I understand there are risks in all aspects of investing.
I was just wondering if there was a greater risk of a fat tail with a larger allocation to stocks.
For example, If you have a 100% equity portfolio with a standard deviation of 20 versus a 50/50 portfolio with a standard deviation of 8, wouldn't it seem that the fat tail impact would be less (perhaps much less) in the 50/50 portfolio ?
To the extent that Bonds are safer than Stocks the answer seems to me to be yes.
Sure, no allocation is without risk. It does not follow that all portfolios have the same degree of risk.
"Fat tail" often has the direct meaning that the underlying distribution is not as nice as a Gaussian (Normal) distribution, but I don't think that is quite your question, so I would drop that word.
But even sticking with Gaussian plus black swans, if bonds are less subject to black swans than stocks, a bond heavy portfolio is less subject to black swans than a stock heavy one.
Unless I misunderstand the question, this is totally accepted wisdom and underlies such rules of thumb as "age in bonds" (among others). It also means that simple Gaussian (mean and standard deviation) examples like the one you gave miss the important issue here).
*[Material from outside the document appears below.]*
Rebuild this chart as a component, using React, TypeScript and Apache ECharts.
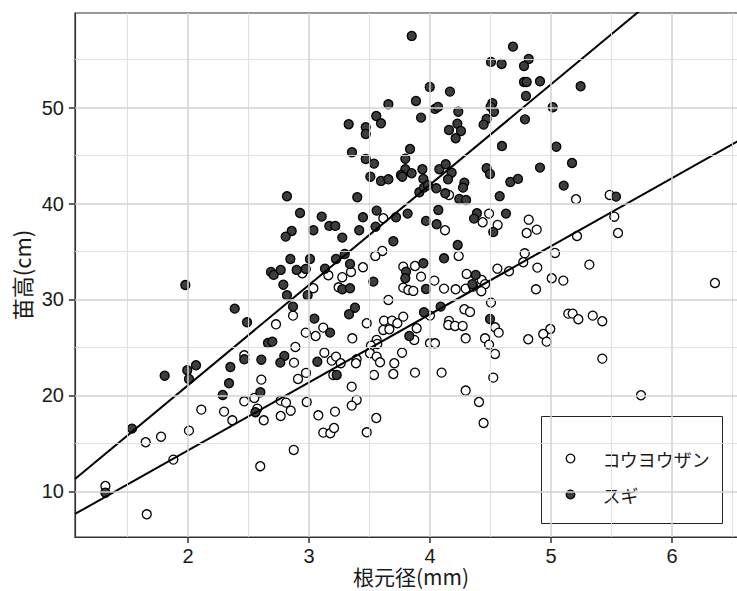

Mean and standard deviation examples offer only very simple and incomplete understanding, which is what I think some of the first replies are getting at. (though if I am wrong the posters will let me know.
Added, while typing my post several more appeared above, and my reference to first replies does not include them.
We live a world with knowledge of the future markets has less than one significant figure. And people will still and always demand answers to three significant digits.